Quote exactly and only this range of lines in the data below: the line that holds "Write the matplotlib code for this chart." to the line that holds "0.962, 0.021, 0.025]", both included.

──────── RECORDED INFORMATION

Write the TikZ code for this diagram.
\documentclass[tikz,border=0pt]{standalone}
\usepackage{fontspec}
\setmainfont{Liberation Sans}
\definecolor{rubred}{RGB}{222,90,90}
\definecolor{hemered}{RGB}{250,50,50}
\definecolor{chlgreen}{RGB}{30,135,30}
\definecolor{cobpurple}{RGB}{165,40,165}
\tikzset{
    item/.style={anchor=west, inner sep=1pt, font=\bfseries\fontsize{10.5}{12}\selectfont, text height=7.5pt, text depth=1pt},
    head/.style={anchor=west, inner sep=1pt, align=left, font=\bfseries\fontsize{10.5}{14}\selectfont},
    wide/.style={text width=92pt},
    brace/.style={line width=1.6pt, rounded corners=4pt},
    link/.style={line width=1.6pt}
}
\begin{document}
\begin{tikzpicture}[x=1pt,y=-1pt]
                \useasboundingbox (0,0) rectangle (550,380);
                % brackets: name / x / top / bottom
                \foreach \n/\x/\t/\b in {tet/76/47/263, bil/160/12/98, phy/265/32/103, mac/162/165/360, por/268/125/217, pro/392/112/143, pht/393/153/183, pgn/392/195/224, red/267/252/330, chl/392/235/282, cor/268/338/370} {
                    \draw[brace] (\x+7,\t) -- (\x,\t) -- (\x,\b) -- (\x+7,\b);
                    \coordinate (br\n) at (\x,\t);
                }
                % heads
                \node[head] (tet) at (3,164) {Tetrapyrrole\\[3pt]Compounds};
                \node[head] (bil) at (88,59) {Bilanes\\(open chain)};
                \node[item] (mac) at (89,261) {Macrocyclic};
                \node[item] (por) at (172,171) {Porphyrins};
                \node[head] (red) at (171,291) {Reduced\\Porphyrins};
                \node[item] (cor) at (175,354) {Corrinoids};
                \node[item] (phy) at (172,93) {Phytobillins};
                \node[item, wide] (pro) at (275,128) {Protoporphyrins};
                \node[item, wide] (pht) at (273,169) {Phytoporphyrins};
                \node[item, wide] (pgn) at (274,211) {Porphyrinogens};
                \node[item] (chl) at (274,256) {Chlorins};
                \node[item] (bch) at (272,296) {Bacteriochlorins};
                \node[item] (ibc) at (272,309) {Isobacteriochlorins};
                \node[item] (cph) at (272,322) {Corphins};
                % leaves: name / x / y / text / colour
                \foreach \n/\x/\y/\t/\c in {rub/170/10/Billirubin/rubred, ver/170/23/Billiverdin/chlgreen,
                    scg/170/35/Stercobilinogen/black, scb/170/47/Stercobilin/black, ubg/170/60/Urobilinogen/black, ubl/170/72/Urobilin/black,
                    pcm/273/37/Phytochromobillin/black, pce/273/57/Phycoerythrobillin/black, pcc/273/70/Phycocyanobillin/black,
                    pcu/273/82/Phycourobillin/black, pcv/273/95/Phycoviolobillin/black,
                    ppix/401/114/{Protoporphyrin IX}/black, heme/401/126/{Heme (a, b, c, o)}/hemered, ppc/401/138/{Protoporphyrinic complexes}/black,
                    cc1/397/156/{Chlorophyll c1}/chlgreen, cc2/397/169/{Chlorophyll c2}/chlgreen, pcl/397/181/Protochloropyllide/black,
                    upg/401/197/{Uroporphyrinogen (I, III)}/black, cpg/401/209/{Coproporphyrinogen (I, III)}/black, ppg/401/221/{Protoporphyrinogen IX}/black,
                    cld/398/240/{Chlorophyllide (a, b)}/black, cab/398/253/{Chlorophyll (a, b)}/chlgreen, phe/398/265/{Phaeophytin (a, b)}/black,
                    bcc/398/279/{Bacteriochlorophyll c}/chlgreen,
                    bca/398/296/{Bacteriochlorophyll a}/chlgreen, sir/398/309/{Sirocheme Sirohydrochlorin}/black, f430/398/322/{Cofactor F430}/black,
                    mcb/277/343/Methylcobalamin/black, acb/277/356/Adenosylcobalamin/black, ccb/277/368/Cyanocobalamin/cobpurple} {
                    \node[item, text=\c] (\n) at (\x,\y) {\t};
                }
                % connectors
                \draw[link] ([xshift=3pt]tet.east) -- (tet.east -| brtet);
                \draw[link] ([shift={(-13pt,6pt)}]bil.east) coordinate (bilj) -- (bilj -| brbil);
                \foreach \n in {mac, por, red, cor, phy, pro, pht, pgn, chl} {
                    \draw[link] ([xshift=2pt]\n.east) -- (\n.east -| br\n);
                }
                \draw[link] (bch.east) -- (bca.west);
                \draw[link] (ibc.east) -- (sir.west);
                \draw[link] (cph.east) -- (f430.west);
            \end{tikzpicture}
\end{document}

────────────────
──────── RECORDED INFORMATION

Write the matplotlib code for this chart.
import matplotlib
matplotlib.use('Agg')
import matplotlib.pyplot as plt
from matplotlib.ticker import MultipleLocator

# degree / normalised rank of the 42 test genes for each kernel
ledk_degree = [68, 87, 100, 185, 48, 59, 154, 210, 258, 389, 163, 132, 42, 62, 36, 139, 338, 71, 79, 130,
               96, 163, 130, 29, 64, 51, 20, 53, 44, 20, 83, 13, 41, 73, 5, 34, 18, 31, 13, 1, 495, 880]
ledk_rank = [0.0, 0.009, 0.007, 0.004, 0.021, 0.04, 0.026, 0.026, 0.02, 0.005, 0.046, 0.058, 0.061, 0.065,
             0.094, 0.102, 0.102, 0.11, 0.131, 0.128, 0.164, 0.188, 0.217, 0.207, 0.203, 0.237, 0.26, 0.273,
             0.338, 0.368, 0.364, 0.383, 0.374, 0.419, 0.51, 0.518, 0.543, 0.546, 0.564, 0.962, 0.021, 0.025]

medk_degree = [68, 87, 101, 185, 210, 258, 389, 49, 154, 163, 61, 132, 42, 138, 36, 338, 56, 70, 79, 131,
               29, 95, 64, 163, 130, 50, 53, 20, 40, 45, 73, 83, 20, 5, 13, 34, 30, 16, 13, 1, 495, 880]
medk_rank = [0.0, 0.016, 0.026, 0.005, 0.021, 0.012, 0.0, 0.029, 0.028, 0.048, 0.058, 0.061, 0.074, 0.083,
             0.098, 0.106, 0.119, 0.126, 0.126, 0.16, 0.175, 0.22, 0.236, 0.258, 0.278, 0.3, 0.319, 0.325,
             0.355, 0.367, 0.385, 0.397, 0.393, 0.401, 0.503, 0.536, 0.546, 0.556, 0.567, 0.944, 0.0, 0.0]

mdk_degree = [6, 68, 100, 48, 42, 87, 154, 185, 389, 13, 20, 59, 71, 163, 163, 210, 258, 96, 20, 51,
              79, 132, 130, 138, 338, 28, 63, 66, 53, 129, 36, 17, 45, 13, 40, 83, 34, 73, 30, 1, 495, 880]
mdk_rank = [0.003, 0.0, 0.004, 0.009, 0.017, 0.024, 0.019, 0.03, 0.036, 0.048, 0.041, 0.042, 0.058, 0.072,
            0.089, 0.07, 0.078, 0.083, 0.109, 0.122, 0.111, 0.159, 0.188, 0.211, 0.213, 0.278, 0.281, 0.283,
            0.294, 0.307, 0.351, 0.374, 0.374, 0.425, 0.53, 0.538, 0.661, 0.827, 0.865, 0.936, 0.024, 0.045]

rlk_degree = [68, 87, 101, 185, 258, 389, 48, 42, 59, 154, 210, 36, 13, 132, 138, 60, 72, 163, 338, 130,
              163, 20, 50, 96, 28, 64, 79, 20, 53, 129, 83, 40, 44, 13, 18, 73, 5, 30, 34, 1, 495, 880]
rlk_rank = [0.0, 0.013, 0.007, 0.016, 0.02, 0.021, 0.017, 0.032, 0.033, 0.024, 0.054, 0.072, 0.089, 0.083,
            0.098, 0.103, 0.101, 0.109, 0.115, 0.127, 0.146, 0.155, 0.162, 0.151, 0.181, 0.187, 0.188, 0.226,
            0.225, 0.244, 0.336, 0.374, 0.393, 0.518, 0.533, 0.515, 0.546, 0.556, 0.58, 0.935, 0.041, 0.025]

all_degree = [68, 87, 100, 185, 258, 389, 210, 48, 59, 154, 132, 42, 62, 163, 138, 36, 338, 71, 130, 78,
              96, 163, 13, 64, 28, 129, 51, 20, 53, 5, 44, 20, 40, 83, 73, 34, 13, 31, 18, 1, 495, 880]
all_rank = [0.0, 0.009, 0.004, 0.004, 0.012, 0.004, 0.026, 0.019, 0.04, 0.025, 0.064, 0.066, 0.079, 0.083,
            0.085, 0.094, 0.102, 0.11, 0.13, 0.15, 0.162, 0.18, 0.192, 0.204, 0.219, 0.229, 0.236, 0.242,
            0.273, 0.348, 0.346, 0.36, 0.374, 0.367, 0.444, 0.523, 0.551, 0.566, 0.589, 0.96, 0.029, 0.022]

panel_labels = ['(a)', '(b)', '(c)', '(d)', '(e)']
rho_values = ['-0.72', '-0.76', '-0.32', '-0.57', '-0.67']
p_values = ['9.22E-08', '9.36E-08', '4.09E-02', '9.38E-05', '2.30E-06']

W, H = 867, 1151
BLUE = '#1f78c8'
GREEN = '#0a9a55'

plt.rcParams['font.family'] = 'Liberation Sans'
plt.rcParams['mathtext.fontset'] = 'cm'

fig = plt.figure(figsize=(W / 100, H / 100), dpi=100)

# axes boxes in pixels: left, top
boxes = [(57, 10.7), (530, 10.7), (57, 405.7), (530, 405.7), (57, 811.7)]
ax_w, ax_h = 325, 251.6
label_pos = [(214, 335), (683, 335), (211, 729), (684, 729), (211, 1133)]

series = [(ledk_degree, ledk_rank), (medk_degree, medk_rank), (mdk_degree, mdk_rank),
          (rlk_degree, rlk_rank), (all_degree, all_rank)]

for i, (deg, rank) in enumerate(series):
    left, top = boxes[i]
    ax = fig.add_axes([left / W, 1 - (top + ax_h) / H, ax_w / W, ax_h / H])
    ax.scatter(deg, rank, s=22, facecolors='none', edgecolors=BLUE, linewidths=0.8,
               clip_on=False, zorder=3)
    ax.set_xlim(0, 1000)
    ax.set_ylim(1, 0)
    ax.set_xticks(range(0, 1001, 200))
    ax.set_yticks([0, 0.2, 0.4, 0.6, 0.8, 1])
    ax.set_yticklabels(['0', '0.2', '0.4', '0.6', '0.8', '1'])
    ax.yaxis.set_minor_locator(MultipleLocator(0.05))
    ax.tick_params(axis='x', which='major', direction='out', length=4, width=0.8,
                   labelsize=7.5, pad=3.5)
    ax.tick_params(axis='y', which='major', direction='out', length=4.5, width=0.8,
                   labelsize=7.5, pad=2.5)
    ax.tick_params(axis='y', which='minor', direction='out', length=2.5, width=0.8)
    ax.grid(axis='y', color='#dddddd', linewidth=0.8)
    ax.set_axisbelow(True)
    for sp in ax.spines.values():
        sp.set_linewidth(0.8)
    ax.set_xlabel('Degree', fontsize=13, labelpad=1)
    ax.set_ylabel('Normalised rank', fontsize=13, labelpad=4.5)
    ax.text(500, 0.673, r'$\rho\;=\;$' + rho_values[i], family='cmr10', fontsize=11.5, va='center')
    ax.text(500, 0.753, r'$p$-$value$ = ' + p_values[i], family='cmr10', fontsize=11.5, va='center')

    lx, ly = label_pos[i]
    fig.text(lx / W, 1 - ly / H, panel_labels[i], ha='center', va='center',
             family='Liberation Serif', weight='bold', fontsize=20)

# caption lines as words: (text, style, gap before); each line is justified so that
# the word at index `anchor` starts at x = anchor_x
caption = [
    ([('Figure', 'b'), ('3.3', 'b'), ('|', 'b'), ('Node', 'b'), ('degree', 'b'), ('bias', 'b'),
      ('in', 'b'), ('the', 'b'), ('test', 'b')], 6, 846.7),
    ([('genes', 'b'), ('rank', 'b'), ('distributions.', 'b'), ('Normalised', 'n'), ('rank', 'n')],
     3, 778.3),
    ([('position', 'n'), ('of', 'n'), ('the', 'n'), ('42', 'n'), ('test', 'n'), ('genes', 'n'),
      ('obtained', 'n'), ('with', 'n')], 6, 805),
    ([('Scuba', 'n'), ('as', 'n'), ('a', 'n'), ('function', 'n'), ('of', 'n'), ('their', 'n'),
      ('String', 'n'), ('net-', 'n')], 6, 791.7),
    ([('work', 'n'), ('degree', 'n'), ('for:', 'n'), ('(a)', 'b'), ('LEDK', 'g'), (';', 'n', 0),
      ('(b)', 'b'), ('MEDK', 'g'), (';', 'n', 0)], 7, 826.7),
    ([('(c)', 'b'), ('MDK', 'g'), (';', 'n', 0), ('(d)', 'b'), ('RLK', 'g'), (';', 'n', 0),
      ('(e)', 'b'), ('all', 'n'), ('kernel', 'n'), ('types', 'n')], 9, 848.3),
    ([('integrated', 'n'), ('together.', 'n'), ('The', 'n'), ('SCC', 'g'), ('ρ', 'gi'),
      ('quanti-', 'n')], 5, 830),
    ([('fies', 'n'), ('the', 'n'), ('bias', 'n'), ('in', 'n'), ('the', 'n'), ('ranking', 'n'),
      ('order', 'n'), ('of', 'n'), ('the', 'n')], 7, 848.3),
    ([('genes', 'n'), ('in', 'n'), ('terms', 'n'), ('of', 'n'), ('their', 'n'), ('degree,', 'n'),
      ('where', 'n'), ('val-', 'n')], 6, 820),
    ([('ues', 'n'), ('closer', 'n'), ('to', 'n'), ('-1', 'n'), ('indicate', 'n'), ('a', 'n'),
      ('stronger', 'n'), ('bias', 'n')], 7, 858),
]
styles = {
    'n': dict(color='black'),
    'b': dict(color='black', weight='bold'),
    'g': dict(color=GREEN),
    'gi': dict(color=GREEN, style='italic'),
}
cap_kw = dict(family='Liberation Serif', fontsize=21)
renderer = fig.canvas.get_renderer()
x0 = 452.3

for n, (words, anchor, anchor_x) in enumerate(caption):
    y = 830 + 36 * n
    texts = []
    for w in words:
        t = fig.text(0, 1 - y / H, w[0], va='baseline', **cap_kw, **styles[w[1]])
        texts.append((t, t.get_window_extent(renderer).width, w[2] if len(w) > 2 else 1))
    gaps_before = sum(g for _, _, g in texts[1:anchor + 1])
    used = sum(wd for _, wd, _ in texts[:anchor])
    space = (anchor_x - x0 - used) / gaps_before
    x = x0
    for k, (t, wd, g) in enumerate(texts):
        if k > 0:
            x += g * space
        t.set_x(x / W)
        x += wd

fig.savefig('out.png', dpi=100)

────────────────

RESPONSE TO THE TASK |
Write the matplotlib code for this chart.
import matplotlib
matplotlib.use('Agg')
import matplotlib.pyplot as plt
from matplotlib.ticker import MultipleLocator

# degree / normalised rank of the 42 test genes for each kernel
ledk_degree = [68, 87, 100, 185, 48, 59, 154, 210, 258, 389, 163, 132, 42, 62, 36, 139, 338, 71, 79, 130,
               96, 163, 130, 29, 64, 51, 20, 53, 44, 20, 83, 13, 41, 73, 5, 34, 18, 31, 13, 1, 495, 880]
ledk_rank = [0.0, 0.009, 0.007, 0.004, 0.021, 0.04, 0.026, 0.026, 0.02, 0.005, 0.046, 0.058, 0.061, 0.065,
             0.094, 0.102, 0.102, 0.11, 0.131, 0.128, 0.164, 0.188, 0.217, 0.207, 0.203, 0.237, 0.26, 0.273,
             0.338, 0.368, 0.364, 0.383, 0.374, 0.419, 0.51, 0.518, 0.543, 0.546, 0.564, 0.962, 0.021, 0.025]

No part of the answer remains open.